On 2019-06-18 3:09 p.m., Daniel Shahaf wrote:
Random idea: Can we do something like the "CoC contacts" but for people
who feel uncomfortable joining a community?  For example, some sort of
way to pair people with one-on-one mentors?

I believe Shane is working on a new mentorship website/framework that could meet this need. I'd like to ask him to chime in on any specific considerations he has re: diversity and inclusion within that new system.

Once that system is ready to go, it'd be a matter of promoting it, alongside its support for D&I-specific topics.
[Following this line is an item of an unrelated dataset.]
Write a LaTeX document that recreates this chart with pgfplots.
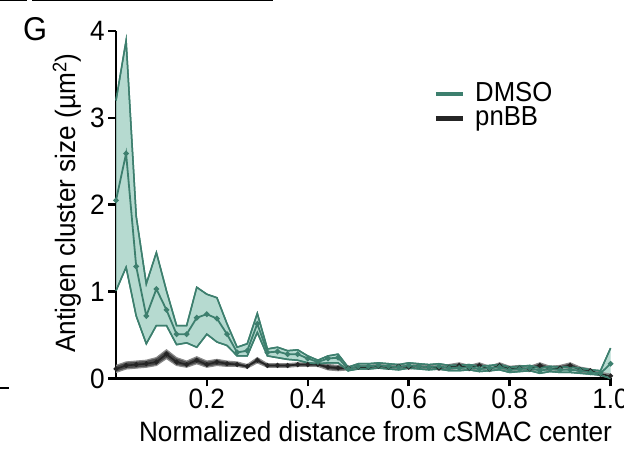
\documentclass[border=0pt]{standalone}
\usepackage{fontspec}
\setmainfont{Liberation Sans}[FakeStretch=0.935]
\usepackage{pgfplots}
\pgfplotsset{compat=1.18}
\usepgfplotslibrary{fillbetween}
\usepackage{pgfplotstable}
\definecolor{dline}{HTML}{3D7F6E}
\definecolor{dfill}{HTML}{A9D4C8}
\definecolor{pline}{HTML}{252525}
\definecolor{pedge}{HTML}{8A8A8A}
\definecolor{pfill}{HTML}{4A4A4A}

\pgfplotstableread{
x mean lo hi
0.02 2.05 1.01 3.20
0.04 2.59 1.28 3.89
0.06 1.29 0.72 1.87
0.08 0.72 0.40 1.09
0.10 1.03 0.61 1.45
0.12 0.79 0.61 1.01
0.14 0.51 0.39 0.61
0.16 0.51 0.41 0.61
0.18 0.70 0.36 1.05
0.20 0.74 0.51 0.97
0.22 0.69 0.42 0.93
0.24 0.51 0.38 0.63
0.26 0.30 0.26 0.36
0.28 0.32 0.26 0.40
0.30 0.63 0.53 0.75
0.32 0.30 0.26 0.34
0.34 0.31 0.24 0.36
0.36 0.28 0.22 0.32
0.38 0.28 0.21 0.33
0.40 0.23 0.18 0.26
0.42 0.19 0.17 0.21
0.44 0.23 0.18 0.26
0.46 0.24 0.18 0.28
0.48 0.11 0.09 0.13
0.50 0.14 0.11 0.17
0.52 0.14 0.11 0.17
0.54 0.15 0.12 0.18
0.56 0.14 0.11 0.17
0.58 0.13 0.10 0.16
0.60 0.15 0.12 0.18
0.62 0.14 0.11 0.17
0.64 0.13 0.10 0.16
0.66 0.14 0.11 0.17
0.68 0.12 0.09 0.15
0.70 0.12 0.09 0.15
0.72 0.13 0.10 0.16
0.74 0.11 0.08 0.14
0.76 0.12 0.09 0.15
0.78 0.13 0.10 0.16
0.80 0.10 0.07 0.13
0.82 0.11 0.08 0.14
0.84 0.12 0.09 0.15
0.86 0.09 0.06 0.12
0.88 0.11 0.08 0.14
0.90 0.10 0.07 0.13
0.92 0.10 0.07 0.13
0.94 0.09 0.06 0.12
0.96 0.07 0.05 0.10
0.98 0.06 0.04 0.09
1.00 0.17 0.00 0.35
}\dmso

\pgfplotstableread{
x mean lo hi
0.02 0.11 0.07 0.15
0.04 0.15 0.11 0.19
0.06 0.16 0.12 0.20
0.08 0.17 0.13 0.21
0.10 0.19 0.15 0.24
0.12 0.28 0.23 0.33
0.14 0.19 0.15 0.24
0.16 0.16 0.13 0.20
0.18 0.21 0.17 0.25
0.20 0.16 0.13 0.20
0.22 0.19 0.15 0.22
0.24 0.17 0.14 0.20
0.26 0.16 0.14 0.19
0.28 0.14 0.12 0.16
0.30 0.21 0.18 0.24
0.32 0.15 0.13 0.17
0.34 0.15 0.13 0.17
0.36 0.15 0.13 0.17
0.38 0.16 0.14 0.18
0.40 0.16 0.14 0.18
0.42 0.16 0.14 0.18
0.44 0.13 0.10 0.16
0.46 0.12 0.09 0.15
0.48 0.12 0.10 0.14
0.50 0.13 0.11 0.15
0.52 0.13 0.11 0.15
0.54 0.14 0.12 0.16
0.56 0.13 0.11 0.15
0.58 0.14 0.12 0.16
0.60 0.13 0.11 0.15
0.62 0.14 0.12 0.16
0.64 0.13 0.11 0.15
0.66 0.12 0.10 0.14
0.68 0.13 0.10 0.16
0.70 0.15 0.12 0.18
0.72 0.12 0.09 0.15
0.74 0.15 0.12 0.18
0.76 0.11 0.08 0.14
0.78 0.15 0.12 0.18
0.80 0.11 0.08 0.14
0.82 0.12 0.09 0.15
0.84 0.11 0.08 0.14
0.86 0.15 0.12 0.18
0.88 0.11 0.08 0.14
0.90 0.12 0.09 0.15
0.92 0.15 0.12 0.18
0.94 0.10 0.07 0.13
0.96 0.09 0.06 0.11
0.98 0.05 0.03 0.07
1.00 0.03 0.01 0.05
}\pnbb

\begin{document}
\begin{tikzpicture}
\fontsize{28bp}{33bp}\selectfont
\begin{axis}[
  at={(116bp,70.5bp)}, anchor=south west,
  scale only axis, width=494.6bp, height=347.5bp,
  xmin=0.02, xmax=1.0, ymin=0, ymax=4,
  axis lines=left, axis line style={-, line width=2.5bp, black},
  tick align=outside, tick pos=left,
  major tick length=8bp,
  tick style={line width=2.5bp, black},
  xtick={0.2,0.4,0.6,0.8,1.0},
  xticklabels={0.2,0.4,0.6,0.8,1.0},
  ytick={0,1,2,3,4},
  yticklabels={0,1,2,3,4},
  ticklabel style={font=\fontsize{28bp}{33bp}\selectfont},
  xticklabel style={inner sep=2bp},
  yticklabel style={inner sep=3bp},
  xlabel={Normalized distance from cSMAC center},
  ylabel={Antigen cluster size (µm\textsuperscript{2})},
  label style={font=\fontsize{28bp}{33bp}\selectfont},
  xlabel style={at={(axis description cs:0.5247,-0.18)}, anchor=base, inner sep=0pt},
  ylabel style={at={(axis description cs:-0.099,0.505)}, anchor=center, inner sep=0pt},
  clip=false,
  legend style={draw=none, fill=none, at={(axis description cs:0.642,0.858)}, anchor=north west,
    font=\fontsize{27.5bp}{27bp}\selectfont, row sep=-3bp, inner sep=0pt,
    /tikz/every odd column/.append style={column sep=8bp}},
  legend cell align=left,
  legend image code/.code={\draw[#1, line width=4.5bp] (0bp,0bp) -- (27bp,0bp);},
]
\addlegendimage{dline}
\addlegendentry{DMSO}
\addlegendimage{pline}
\addlegendentry{pnBB}

% pnBB band
\addplot[name path=pH, pedge, line width=1.2bp, forget plot] table[x=x,y=hi] {\pnbb};
\addplot[name path=pL, pedge, line width=1.2bp, forget plot] table[x=x,y=lo] {\pnbb};
\addplot[pfill, forget plot] fill between[of=pH and pL];
\addplot[pline, line width=1.6bp, mark=*, mark size=1.6bp, forget plot] table[x=x,y=mean] {\pnbb};

% DMSO band
\addplot[name path=dH, dline, line width=1.5bp, forget plot] table[x=x,y=hi] {\dmso};
\addplot[name path=dL, dline, line width=1.5bp, forget plot] table[x=x,y=lo] {\dmso};
\addplot[dfill, fill opacity=0.85, forget plot] fill between[of=dH and dL];
\addplot[dline, line width=1.5bp, forget plot] table[x=x,y=hi] {\dmso};
\addplot[dline, line width=1.5bp, forget plot] table[x=x,y=lo] {\dmso};
\addplot[dline, line width=1.8bp, mark=*, mark size=1.8bp, forget plot] table[x=x,y=mean] {\dmso};
\end{axis}
\node[font=\fontsize{33bp}{38bp}\selectfont] at (35bp,420bp) {G};
\draw[line width=2bp] (0bp,61bp) -- (9bp,61bp);
\draw[line width=2bp] (0bp,448.5bp) -- (27bp,448.5bp);
\draw[line width=2bp] (32bp,448.5bp) -- (273bp,448.5bp);
\pgfresetboundingbox
\path (0bp,0bp) rectangle (624bp,449bp);
\end{tikzpicture}
\end{document}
Or, to scale better, set up a *privately-archived* [email protected]
mailing list, where people who want to join but are reluctant to can
contact us?
>
http://community.apache.org/mentorprogrammeapplication.html doesn't
quite fit the bill, IMO, for two reasons: it uses a public mailing list
and requires proposing a weeks-sized "project", whereas new contributors
typically get started with fixing typos or minor bugs.
]]]

I'm nervous about this, because often questions re: personally important D&I topics are things that you might not want to perennially have available to all future members of that group.

Example: If I were someone who'd been sexually assaulted at a (non-ASF) tech conference, and wanted to ask someone @ the ASF about policies and procedures in place to prevent something similar happening to me within Apache ProjectX, or how it might be handled if it occurred, I wouldn't want that archived at all. I definitely wouldn't want it archived if my assaulter might someday be in a position to read it, either.

I think that, once the Mentoring system above is up and running, and there's names of friendly people willing to help newbies get involved in the ASF, some of whom self-identify with groups that match those of applicants, it'd be a better option than a list. But it does come with some specific needs, such as: mentors actually responding to applicants, support materials re: what does D&I mean at the ASF, how we define and enforce our CoC, etc.